Edited by Walter Lippmann.
“Two of the world’s greatest revolutionaries –Jose Marti and Ho Chi Minh– lived for some time in the United States.
Both had deep knowledge of US history and culture. Both saw the dark side of that nation, but also acknowledged great revolutionary potential in the democratic ideals of the United States. The Vietnamese Ho Chi Minh wrote about the Ku Klux Klan and lynching, while, in the 19th Century, Cuban Jose Martí warned against the evidence of the coming advent of imperialism in North America.”
The quotation is from “Vietnam and Other American Fantasies,” a book by Bruce H. Franklin (b.1934), the multiple award-winning scholar and writer on historical cultural topics.
Franklin’s book attempts to demolish the fantasies, myths, and lies that most people in the United States believe about the relatively recent Vietnam War. It uncovers the truth about what was really an imperialist war against the people of Vietnam, Laos and Cambodia.
That war was rejected by the heroic struggle of tens of millions of people in the US. The dominant narrative today in the United States claim there was a democratic nation called South Vietnam, and another evil one called North Vietnam that was part of a communist imperial dictatorship.
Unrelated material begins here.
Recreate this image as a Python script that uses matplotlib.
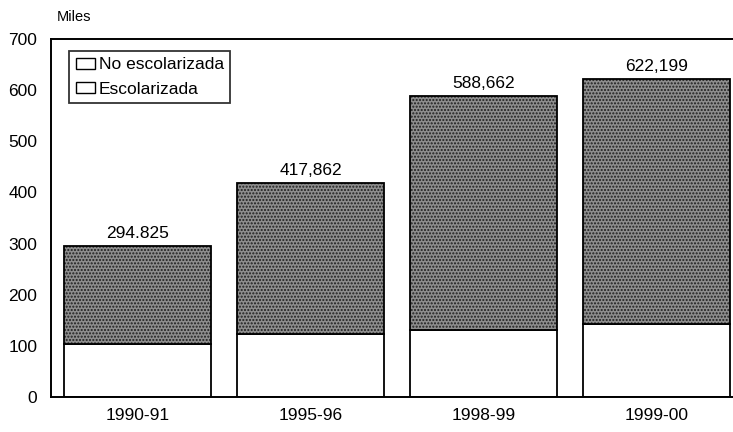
import matplotlib
matplotlib.use("Agg")
import matplotlib.pyplot as plt
import numpy as np
from matplotlib.patches import Patch

plt.rcParams['font.family'] = ['Liberation Sans', 'DejaVu Sans']

# data (miles)
periods = ['1990-91', '1995-96', '1998-99', '1999-00']
escolarizada = [103, 123, 130, 143]
totales = [294.825, 417.862, 588.662, 622.199]
etiquetas = ['294.825', '417,862', '588,662', '622,199']
no_escolarizada = [t - e for t, e in zip(totales, escolarizada)]

fig = plt.figure(figsize=(7.33, 4.32), dpi=100)
ax = fig.add_axes([0.0696, 0.081, 0.9304, 0.829])

x = np.arange(len(periods))
w = 0.845

ax.bar(x, escolarizada, w, color='white', edgecolor='black', linewidth=1.3,
       label='Escolarizada')
ax.bar(x, no_escolarizada, w, bottom=escolarizada, color='#8e8e8e',
       edgecolor='#1e1e1e', hatch='.....', linewidth=0)
ax.bar(x, no_escolarizada, w, bottom=escolarizada, fill=False,
       edgecolor='black', linewidth=1.3)

for xi, t, lab in zip(x, totales, etiquetas):
    ax.text(xi, t + 10, lab, ha='center', va='bottom', fontsize=12.5)

# legend: both keys drawn as empty boxes
handles = [Patch(facecolor='white', edgecolor='black', label='No escolarizada'),
           Patch(facecolor='white', edgecolor='black', label='Escolarizada')]
leg = ax.legend(handles=handles, loc='upper left', bbox_to_anchor=(0.027, 0.965),
                fontsize=12.5, frameon=True, fancybox=False, edgecolor='black',
                borderpad=0.35, labelspacing=0.55, handlelength=1.1,
                handleheight=0.6, handletextpad=0.25, borderaxespad=0)
leg.get_frame().set_linewidth(1.3)

ax.set_xlim(-0.5, 3.442)
ax.set_ylim(0, 700)
ax.set_yticks(range(0, 701, 100))
ax.set_xticks(x)
ax.set_xticklabels(periods)
ax.tick_params(axis='both', length=0, labelsize=12.5)
ax.tick_params(axis='x', pad=8)
ax.tick_params(axis='y', pad=10)
for s in ['left', 'bottom', 'top']:
    ax.spines[s].set_linewidth(1.4)
ax.spines['right'].set_visible(False)

fig.text(0.078, 0.945, 'Miles', fontsize=10.5, ha='left', va='bottom')

fig.savefig('out.png', dpi=100)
North Vietnam wished to invade South Vietnam.
The United States, being the leader of the free world and the defender of democracy on Earth, had to go to South Vietnam in 1965 to defend it and got bogged down in a quagmire. “We could not win the war because we fought with one hand tied behind our back, because of some university students mobilized by veteran left-leaning professors and the actress Jane Fonda.”
In his book, Franklin explains that Vietnam was a single country, not two countries. The US war against Vietnam began in 1945, not in 1965. The anti-war movement was initiated by US soldiers and sailors who were its vanguard, and in the endydct k made it impossible for Washington to continue the war in 1945.
Between 1945 and 1975 the Vietnamese revolution led the global struggle against colonialism that brought independence to half the world’s population. During those three decades, the US struggled to preserve colonialism and became the leader of neo-colonialism, the ultimate form of imperialism in the world.
Franklin recalls the true story of the day when Japan surrendered: August 14, 1945, recalling his experiences that day, when he was eleven years old. He was riding in a van full of children in joyful celebration in the streets of the Brooklyn neighborhood where he then lived. “We believed in a future of peace and prosperity, quite different from that of a nation always at war, as we live in now.”
That day in August was the beginning of the revolution in Vietnam, when the Vietnamese people rose and, in less than three weeks, defeated the Japanese and the French and established the Democratic Republic of Vietnam.
On September 2, Ho Chi Minh read out the declaration of independence to half a million Vietnamese in Hanoi, the former capital of a new nation that had been fighting for independence for over 2,000 years.
Suddenly, two fighter planes appeared above the crowd. When the Vietnamese recognized US insignia on the planes, they shouted for joy. They believed that the Americans were their friends and allies, and that they were the champions of freedom and independence from colonialism.
Washington, however, conspired with Paris to launch an invasion against the Democratic Republic of Vietnam whose goal was to restore French colonial rule. The United States would provide arms and financing. This, Franklin points out, was the true beginning of the war against Vietnam and marks the beginning of the US people’s movement against that war.
The British troops who had been sent to Saigon to disarm the remaining Japanese forces, instead gave weapons to the Japanese who had been recently disarmed by the Vietnamese. Soon the Japanese joined the British together with the remnants of the French colonial forces to wage war against the newly-declared independent nation of Vietnam.
When Washington later decided to replace France in the war against Vietnam, fierce opposition from US citizens prevented it, and for that reason, direct US military involvement had to be initially disguised.
Bruce H. Franklin recalls that, although it was the struggle of the Vietnamese which defeated the United States, the anti-war movement, especially in the armed forces, ultimately forced Washington to sign a peace treaty that included, word by word, each demand of the victorious Vietnamese liberation forces.